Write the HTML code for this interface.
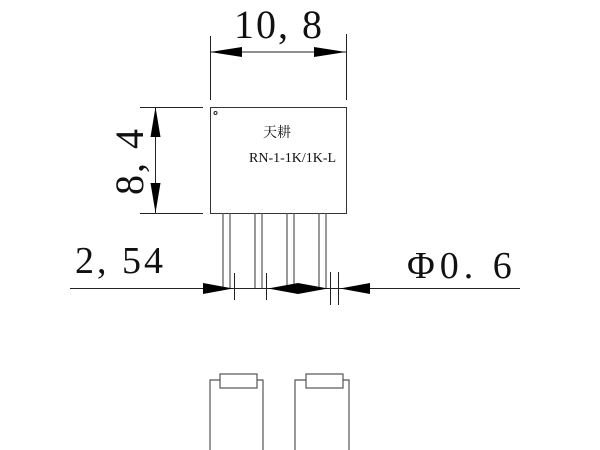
<!DOCTYPE html>
<html><head><meta charset="utf-8"><style>
html,body{margin:0;padding:0;background:#fff;}
svg{display:block;}
text{font-family:"Liberation Serif","Noto Serif CJK SC",serif;fill:#111;}
</style></head><body>
<svg width="600" height="450" viewBox="0 0 600 450" xmlns="http://www.w3.org/2000/svg">
<g stroke="#222" stroke-width="1" fill="none">
<rect x="210.5" y="107.5" width="136" height="106" stroke="#333"/>
<circle cx="215.5" cy="113" r="1.5"/>
<line x1="210.5" y1="36" x2="210.5" y2="100"/>
<line x1="346.5" y1="34" x2="346.5" y2="100"/>
<line x1="210" y1="52" x2="346" y2="52"/>
<line x1="140" y1="107.5" x2="203" y2="107.5"/>
<line x1="140" y1="213.5" x2="203" y2="213.5"/>
<line x1="155.5" y1="107" x2="155.5" y2="213"/>
<g stroke="#555" stroke-width="1.2">
<line x1="223" y1="213" x2="223" y2="288"/><line x1="230" y1="213" x2="230" y2="288"/>
<line x1="255" y1="213" x2="255" y2="288"/><line x1="262" y1="213" x2="262" y2="288"/>
<line x1="287" y1="213" x2="287" y2="288"/><line x1="294" y1="213" x2="294" y2="288"/>
<line x1="319" y1="213" x2="319" y2="288"/><line x1="326" y1="213" x2="326" y2="288"/>
</g>
<line x1="70" y1="288.5" x2="520" y2="288.5"/>
<line x1="234.5" y1="273" x2="234.5" y2="300"/>
<line x1="266.5" y1="273" x2="266.5" y2="300"/>
<line x1="330.5" y1="272" x2="330.5" y2="305"/>
<line x1="338.5" y1="272" x2="338.5" y2="305"/>
<g stroke="#555" stroke-width="1.2">
<polyline points="210,450 210,380 220,380"/>
<rect x="220" y="374" width="37" height="14"/>
<polyline points="257,380 263,380 263,450"/>
<polyline points="295,450 295,380 306,380"/>
<rect x="306" y="374" width="37" height="14"/>
<polyline points="343,380 349,380 349,450"/>
</g>
</g>
<g fill="#000">
<polygon points="210,52 242,47 242,57"/>
<polygon points="346,52 314,47 314,57"/>
<polygon points="155.5,107 150.5,137 160.5,137"/>
<polygon points="155.5,213 150.5,183 160.5,183"/>
<polygon points="233,288.5 203,283 203,294"/>
<polygon points="268,288.5 298,283 298,294"/>
<polygon points="328,288.5 298,283 298,294"/>
<polygon points="340,288.5 370,283 370,294"/>
</g>
<text x="234" y="38" font-size="40" letter-spacing="2">10, 8</text>
<text transform="translate(143,195) rotate(-90)" font-size="40" letter-spacing="2">8, 4</text>
<text x="75" y="273" font-size="38" letter-spacing="3">2, 54</text>
<text x="407" y="278" font-size="38" letter-spacing="5">Φ0. 6</text>
<text x="263" y="137" font-size="14" font-family="'Noto Sans CJK SC',sans-serif">天耕</text>
<text x="249" y="162" font-size="14">RN-1-1K/1K-L</text>
</svg>
</body></html>
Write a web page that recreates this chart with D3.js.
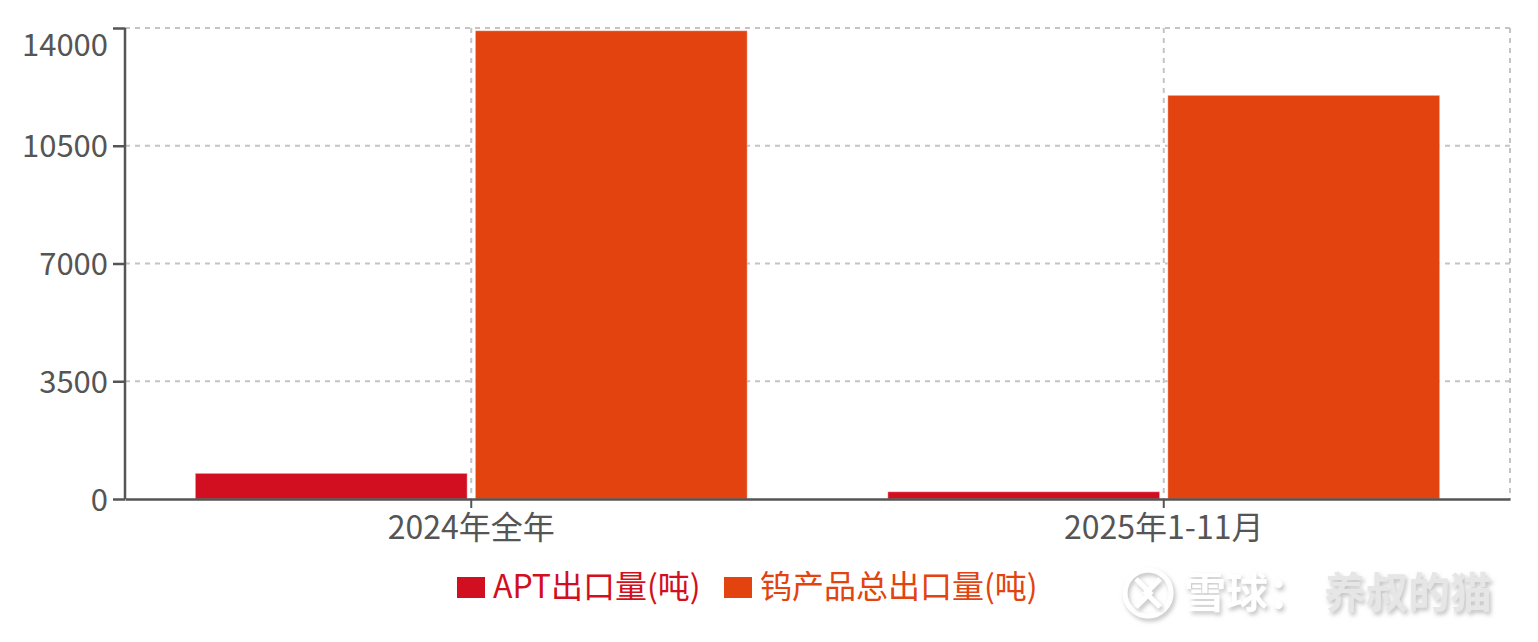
<!DOCTYPE html>
<html>
<head>
<meta charset="utf-8">
<script src="https://cdn.jsdelivr.net/npm/d3@7"></script>
<style>
  body { margin: 0; background: #fff; }
  text { font-family: "Noto Sans CJK SC", "Noto Sans", sans-serif; }
</style>
</head>
<body>
<div id="chart"></div>
<script>
// data
var categories = ["2024年全年", "2025年1-11月"];
var seriesNames = ["APT出口量(吨)", "钨产品总出口量(吨)"];
var aptValues = [764, 217];
var tungstenValues = [13920, 12000];
var yTicks = [0, 3500, 7000, 10500, 14000];
var colors = ["#d20f20", "#e2430f"];

var W = 1538, H = 642;
var margin = {top: 28, right: 28, bottom: 143, left: 125},
    width = W - margin.left - margin.right,
    height = H - margin.top - margin.bottom;

var svg = d3.select("#chart").append("svg")
    .attr("width", W)
    .attr("height", H);

var g = svg.append("g")
    .attr("transform", "translate(" + margin.left + "," + margin.top + ")");

var x = d3.scaleBand().domain(categories).range([0, width]).paddingInner(0).paddingOuter(0);
var x1 = d3.scaleBand().domain(seriesNames).range([0, x.bandwidth()]).paddingInner(0.029).paddingOuter(0.251);
var y = d3.scaleLinear().domain([0, 14000]).range([height, 0]);

var gridColor = "#c4c4c4";
var axisColor = "#555";

// horizontal grid
g.append("g").selectAll("line")
  .data(yTicks.filter(function(d) { return d > 0; }))
  .enter().append("line")
    .attr("x1", 0).attr("x2", width)
    .attr("y1", function(d) { return y(d); })
    .attr("y2", function(d) { return y(d); })
    .attr("stroke", gridColor)
    .attr("stroke-width", 2)
    .attr("stroke-dasharray", "5,5");

// vertical grid at category centres and right edge
var vx = categories.map(function(c) { return x(c) + x.bandwidth() / 2; }).concat([width]);
g.append("g").selectAll("line")
  .data(vx)
  .enter().append("line")
    .attr("x1", function(d) { return d; }).attr("x2", function(d) { return d; })
    .attr("y1", 0).attr("y2", height)
    .attr("stroke", gridColor)
    .attr("stroke-width", 2)
    .attr("stroke-dasharray", "5,5");

// bars
var rows = categories.map(function(c, i) {
  return {cat: c, vals: [aptValues[i], tungstenValues[i]]};
});

var groups = g.append("g").selectAll("g")
  .data(rows)
  .enter().append("g")
    .attr("transform", function(d) { return "translate(" + x(d.cat) + ",0)"; });

groups.selectAll("rect")
  .data(function(d) { return d.vals.map(function(v, j) { return {name: seriesNames[j], v: v, j: j}; }); })
  .enter().append("rect")
    .attr("x", function(d) { return x1(d.name); })
    .attr("width", x1.bandwidth())
    .attr("y", function(d) { return y(d.v); })
    .attr("height", function(d) { return height - y(d.v); })
    .attr("fill", function(d) { return colors[d.j]; })
    .attr("stroke", "rgba(255,255,255,0.45)")
    .attr("stroke-width", 1);

// y axis
var yAxis = d3.axisLeft(y).tickValues(yTicks).tickSize(12).tickPadding(5).tickFormat(d3.format("d"));
var ya = g.append("g").call(yAxis);
ya.select(".domain").attr("stroke", axisColor).attr("stroke-width", 2.5).attr("d", "M0," + height + "V0");
ya.selectAll(".tick line").attr("stroke", axisColor).attr("stroke-width", 2.5);
ya.selectAll(".tick text")
  .attr("fill", "#555")
  .attr("font-size", 31)
  .attr("dy", function(d) { return d === 14000 ? "0.95em" : "0.36em"; })
  .attr("y", function(d) { return d === 14000 ? -2 : 0; });

// x axis
var xAxis = d3.axisBottom(x).tickSize(9).tickPadding(8).tickSizeOuter(0);
var xa = g.append("g").attr("transform", "translate(0," + height + ")").call(xAxis);
xa.select(".domain").attr("stroke", axisColor).attr("stroke-width", 2.5);
xa.selectAll(".tick line").attr("stroke", axisColor).attr("stroke-width", 2);
xa.selectAll(".tick text").attr("fill", "#555").attr("font-size", 32);

// legend
var legend = svg.append("g").attr("transform", "translate(457,587)");
var lx = [0, 267];
seriesNames.forEach(function(s, i) {
  var lg = legend.append("g").attr("transform", "translate(" + lx[i] + ",0)");
  lg.append("rect").attr("x", 0).attr("y", -10).attr("width", 28).attr("height", 21).attr("fill", colors[i]);
  lg.append("text").attr("x", 36).attr("y", 0).attr("dy", "0.35em")
    .attr("font-size", 32).attr("fill", colors[i]).text(s);
});

// watermark
var wm = svg.append("g").attr("transform", "translate(1148,593)");
var defs = svg.append("defs");
var f = defs.append("filter").attr("id", "sh").attr("x", "-20%").attr("y", "-20%").attr("width", "140%").attr("height", "140%");
f.append("feDropShadow").attr("dx", 2).attr("dy", 3).attr("stdDeviation", 2).attr("flood-color", "#999").attr("flood-opacity", 0.6);
wm.append("circle").attr("r", 23).attr("fill", "none").attr("stroke", "#fff").attr("stroke-width", 5).attr("filter", "url(#sh)");
wm.append("path").attr("d", "M-12,-14 L2,0 L-12,14 M12,-14 L-2,0 L12,14")
  .attr("fill", "none").attr("stroke", "#fff").attr("stroke-width", 5).attr("filter", "url(#sh)");
wm.append("text").attr("x", 36).attr("y", 0).attr("dy", "0.36em").attr("font-size", 42)
  .attr("font-weight", "bold").attr("fill", "#fff").attr("filter", "url(#sh)").text("雪球：");
wm.append("text").attr("x", 176).attr("y", 0).attr("dy", "0.36em").attr("font-size", 42)
  .attr("font-weight", "bold").attr("fill", "#e6e6e6").attr("filter", "url(#sh)").text("养叔的猫");
</script>
</body>
</html>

▸ What you are asked to do: Leave out the pictures and quote exactly the lines from the one where "Write a web" appears to the one where "height = H - margin.top - margin.bottom;" appears, both ends counted.

▸ Result of the exercise:
Write a web page that recreates this chart with D3.js.
<!DOCTYPE html>
<html>
<head>
<meta charset="utf-8">
<script src="https://cdn.jsdelivr.net/npm/d3@7"></script>
<style>
  body { margin: 0; background: #fff; }
  text { font-family: "Noto Sans CJK SC", "Noto Sans", sans-serif; }
</style>
</head>
<body>
<div id="chart"></div>
<script>
// data
var categories = ["2024年全年", "2025年1-11月"];
var seriesNames = ["APT出口量(吨)", "钨产品总出口量(吨)"];
var aptValues = [764, 217];
var tungstenValues = [13920, 12000];
var yTicks = [0, 3500, 7000, 10500, 14000];
var colors = ["#d20f20", "#e2430f"];

var W = 1538, H = 642;
var margin = {top: 28, right: 28, bottom: 143, left: 125},
    width = W - margin.left - margin.right,
    height = H - margin.top - margin.bottom;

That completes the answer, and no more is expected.